Information supplied —
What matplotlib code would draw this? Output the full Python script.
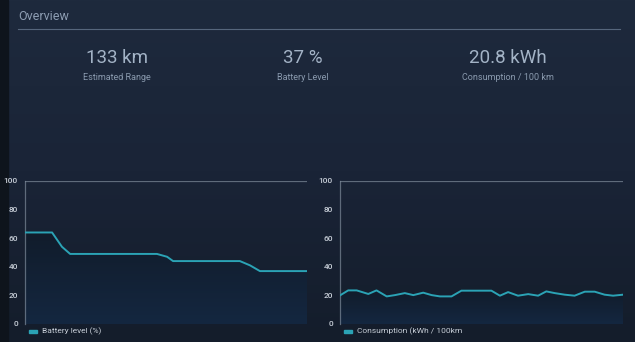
import numpy as np
import matplotlib.pyplot as plt
from matplotlib.patches import Rectangle
from matplotlib.colors import LinearSegmentedColormap

# summary tiles
stat_values = ["133 km", "37 %", "20.8 kWh"]
stat_labels = ["Estimated Range", "Battery Level", "Consumption / 100 km"]

# battery level over the trip (%)
battery_x = [0, 9.6, 13.1, 16.0, 46.8, 50.4, 52.5, 76.2, 79.8, 83.3, 100]
battery_y = [64, 64, 54, 49, 49, 47, 44, 44, 41, 37, 37]

# consumption over the trip (kWh / 100km)
cons_x = [0, 2.9, 5.9, 10.0, 12.9, 16.5, 19.4, 22.9, 25.9, 29.4, 32.4, 35.3,
          39.4, 42.9, 46.5, 50.0, 53.5, 56.5, 59.4, 62.9, 66.5, 70.0, 72.9,
          75.9, 79.4, 82.9, 86.5, 90.0, 93.5, 96.5, 100]
cons_y = [20, 23.5, 23.5, 21, 23.5, 19.3, 20.2, 21.6, 20.2, 21.9, 20.2, 19.3,
          19.3, 23.3, 23.3, 23.3, 23.3, 19.8, 22.3, 19.8, 20.9, 19.8, 22.8,
          21.6, 20.5, 19.8, 22.6, 22.6, 20.5, 19.8, 20.5]

yticks = [0, 20, 40, 60, 80, 100]

line_c = "#2ba3b5"
text_c = "#a3b3c6"
tick_c = "#c6cdd6"
spine_c = "#7d8a99"

W, H = 635, 342
fig = plt.figure(figsize=(W / 100, H / 100), dpi=100)

# background gradient
bg = fig.add_axes([0, 0, 1, 1])
grad = np.linspace(0, 1, 256).reshape(-1, 1)
bg_cmap = LinearSegmentedColormap.from_list("bg", ["#1e2a3d", "#1a2437", "#141d2b"])
bg.imshow(grad, aspect="auto", cmap=bg_cmap, extent=[0, W, H, 0], interpolation="bilinear")
bg.add_patch(Rectangle((0, 0), 8, H, color="#0e141c", zorder=2))
bg.set_xlim(0, W)
bg.set_ylim(H, 0)
bg.axis("off")

# header
bg.text(18, 16, "Overview", color="#8d9db2", fontsize=9, va="center", family="Roboto")
bg.plot([18, 620], [28.5, 28.5], color="#56667c", lw=0.8)

centers = [117, 303, 508]
for cx, v, lab in zip(centers, stat_values, stat_labels):
    bg.text(cx, 58, v, color=text_c, fontsize=13.5, ha="center", va="center", family="Roboto")
    bg.text(cx, 77, lab, color="#8a9aae", fontsize=6.5, ha="center", va="center", family="Roboto")


def px_axes(x0, x1, y0, y1):
    return fig.add_axes([x0 / W, 1 - y1 / H, (x1 - x0) / W, (y1 - y0) / H])


def draw_panel(ax, xs, ys, label):
    ax.set_facecolor("none")
    ax.set_xlim(0, 100)
    ax.set_ylim(0, 100)
    fill_grad = np.linspace(1, 0, 256).reshape(-1, 1)
    fill_cmap = LinearSegmentedColormap.from_list("fill", ["#111c2b", "#142740"])
    img = ax.imshow(fill_grad, aspect="auto", cmap=fill_cmap, extent=[0, 100, 0, max(ys)],
                    origin="lower", zorder=1, interpolation="bilinear")
    poly = ax.fill_between(xs, ys, 0, color="none")
    img.set_clip_path(poly.get_paths()[0], transform=ax.transData)
    ax.plot(xs, ys, color=line_c, lw=1.4, zorder=3)
    ax.axhline(100, color=spine_c, lw=0.9, alpha=0.7)
    for s in ["top", "right", "bottom"]:
        ax.spines[s].set_visible(False)
    ax.spines["left"].set_color(spine_c)
    ax.spines["left"].set_alpha(0.7)
    ax.spines["left"].set_linewidth(0.9)
    ax.set_xticks([])
    ax.set_yticks(yticks)
    ax.tick_params(axis="y", length=0, pad=5, labelsize=6, labelcolor=tick_c)
    for t in ax.get_yticklabels():
        t.set_family("Roboto")
        t.set_weight("medium")
    ax.add_patch(Rectangle((1.5, -6.2), 2.8, 2.2, color=line_c, clip_on=False,
                           transform=ax.transData))
    ax.text(6, -5.1, label, color=tick_c, fontsize=6, va="center", family="Roboto",
            clip_on=False)


ax1 = px_axes(25, 307, 181, 324)
draw_panel(ax1, battery_x, battery_y, "Battery level (%)")

ax2 = px_axes(340, 623, 181, 324)
draw_panel(ax2, cons_x, cons_y, "Consumption (kWh / 100km")

fig.savefig("out.png", dpi=100, facecolor="#172233")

Task prompt — Return only the lines running from the top of the data to the line that holds "return fig.add_axes([x0 /". Include both of those lines, but skip the pictures.

Solution —
What matplotlib code would draw this? Output the full Python script.
import numpy as np
import matplotlib.pyplot as plt
from matplotlib.patches import Rectangle
from matplotlib.colors import LinearSegmentedColormap

# summary tiles
stat_values = ["133 km", "37 %", "20.8 kWh"]
stat_labels = ["Estimated Range", "Battery Level", "Consumption / 100 km"]

# battery level over the trip (%)
battery_x = [0, 9.6, 13.1, 16.0, 46.8, 50.4, 52.5, 76.2, 79.8, 83.3, 100]
battery_y = [64, 64, 54, 49, 49, 47, 44, 44, 41, 37, 37]

# consumption over the trip (kWh / 100km)
cons_x = [0, 2.9, 5.9, 10.0, 12.9, 16.5, 19.4, 22.9, 25.9, 29.4, 32.4, 35.3,
          39.4, 42.9, 46.5, 50.0, 53.5, 56.5, 59.4, 62.9, 66.5, 70.0, 72.9,
          75.9, 79.4, 82.9, 86.5, 90.0, 93.5, 96.5, 100]
cons_y = [20, 23.5, 23.5, 21, 23.5, 19.3, 20.2, 21.6, 20.2, 21.9, 20.2, 19.3,
          19.3, 23.3, 23.3, 23.3, 23.3, 19.8, 22.3, 19.8, 20.9, 19.8, 22.8,
          21.6, 20.5, 19.8, 22.6, 22.6, 20.5, 19.8, 20.5]

yticks = [0, 20, 40, 60, 80, 100]

line_c = "#2ba3b5"
text_c = "#a3b3c6"
tick_c = "#c6cdd6"
spine_c = "#7d8a99"

W, H = 635, 342
fig = plt.figure(figsize=(W / 100, H / 100), dpi=100)

# background gradient
bg = fig.add_axes([0, 0, 1, 1])
grad = np.linspace(0, 1, 256).reshape(-1, 1)
bg_cmap = LinearSegmentedColormap.from_list("bg", ["#1e2a3d", "#1a2437", "#141d2b"])
bg.imshow(grad, aspect="auto", cmap=bg_cmap, extent=[0, W, H, 0], interpolation="bilinear")
bg.add_patch(Rectangle((0, 0), 8, H, color="#0e141c", zorder=2))
bg.set_xlim(0, W)
bg.set_ylim(H, 0)
bg.axis("off")

# header
bg.text(18, 16, "Overview", color="#8d9db2", fontsize=9, va="center", family="Roboto")
bg.plot([18, 620], [28.5, 28.5], color="#56667c", lw=0.8)

centers = [117, 303, 508]
for cx, v, lab in zip(centers, stat_values, stat_labels):
    bg.text(cx, 58, v, color=text_c, fontsize=13.5, ha="center", va="center", family="Roboto")
    bg.text(cx, 77, lab, color="#8a9aae", fontsize=6.5, ha="center", va="center", family="Roboto")


def px_axes(x0, x1, y0, y1):
    return fig.add_axes([x0 / W, 1 - y1 / H, (x1 - x0) / W, (y1 - y0) / H])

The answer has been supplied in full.